On February 20, 2019, Spirit Rock Meditation Center's Ethics and Reconciliation Council (EAR Council) released a statement that the organization and Jack Kornfield rescinded his authorization to teach.

It is the unanimous view of the EAR Council, Senior Teachers, and the GTC [Guiding Teachers Committee] that Mr. Levine is no longer part of the Spirit Rock teaching lineage, no longer enjoys the support of its teachers, and may no longer claim any association or connection with Spirit Rock or Dr. Kornfield. We further recommend that Mr. Levine cease all Buddhist or meditation teaching and dedicate his energy to the rehabilitation of his own heart.
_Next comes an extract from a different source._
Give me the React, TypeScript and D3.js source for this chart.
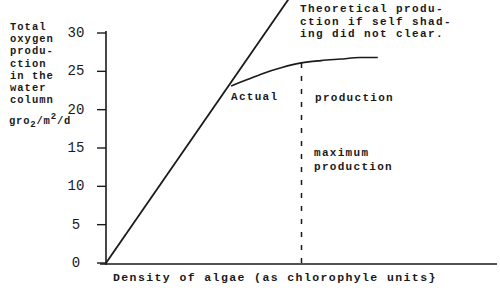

Mr. Levine's repetitive and continued behavior, outlined by multiple sources, would be completely inappropriate for anyone, let alone an individual privileged to be an authorized Spirit Rock teacher. The EAR Council was established precisely to interrupt and prevent Spirit Rock teachers from causing such harm.
— Spirit Rock Meditation Center

The investigation, completed in August, concluded that Levine had likely violated the Third Precept, "to avoid creating harm through sexuality" and was followed by the dissolution of ATS. The EAR Council then "conducted its own investigation, a long and careful process of collecting information from numerous sources in order to determine Mr. Levine's fitness for teaching."

As of December 2023, Levine has refused to recognize the legitimacy of both allegations and has continued teaching.

==Bibliography==
- Levine, Noah (2004). "Dharma Punx"
- Levine, Noah (2007). "Against the Stream: A Buddhist Manual for Spiritual Revolutionaries"
- Levine, Noah (2011). "The Heart of the Revolution: The Buddha's Radical Teachings on Forgiveness, Compassion, and Kindness"
- Levine, Noah (2014). "Refuge Recovery: A Buddhist Path to Recovering from Addiction"

==Subject of documentary==
Levine is the subject of the feature-length documentary, Meditate and Destroy, directed by Sarah Fisher of Blue Lotus Films. The documentary was shown in film festivals and independent screenings from 2007 to 2008. Meditate and Destroy was released on DVD in 2009 by Alive Mind Media.